The corresponding eigenvalue problem is $H\psi = \lambda\psi$ for functions $\psi\in L^2[0,L]$, i.e.
$$-\frac{\operatorname d^2}{\operatorname dx^2}\psi = \lambda\psi.$$
The solutions are
$$\psi_n(x) = \sin\Big(\frac{\pi n}{L}x\Big),\quad\lambda_n = \frac{\pi^2n^2}{L^2}$$
so the point spectrum of $H$ is
$$\sigma_p(H) = \{\pi^2n^2/L^2 : n\in\Bbb N\}$$
Question Why is the point spectrum the whole spectrum in this case?

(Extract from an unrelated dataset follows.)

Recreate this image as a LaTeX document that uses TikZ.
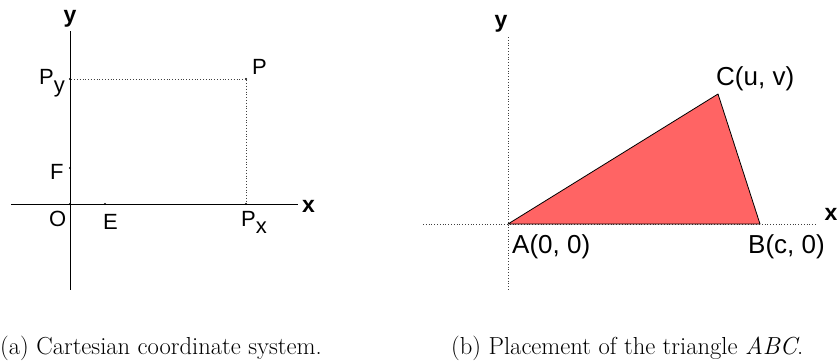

Notice that the eigenvectors $\{\psi_n\}_{n\in\Bbb N}$ form an orthogonal basis of $L^2[0,L]$. Hence, we can write any $f\in L^2[0,L]$ as a series
$$f = \sum_{n=1}^\infty \alpha_n\psi_n$$.
For any $\lambda \notin \sigma_p(H)$ we have
$$(H-\lambda\Bbb 1)f = \sum_{n=1}^\infty \alpha_n(\lambda_n-\lambda)\psi_n$$
So, as $\lambda \not=\lambda_n$,
$$(H-\lambda\Bbb 1)^{-1}f = \sum_{n=1}^\infty \alpha_n\frac{1}{(\lambda_n-\lambda)}\psi_n$$
As $1/(\lambda_n-\lambda) = L^2/(\pi^2n^2-L^2\lambda) \to 0$, the inverse operator is bounded. Hence, $\lambda$ cannot be in the continuous spectrum.
Since $H$ is self-adjoint, the residual spectrum is empty, so the point spectrum is the whole spectrum.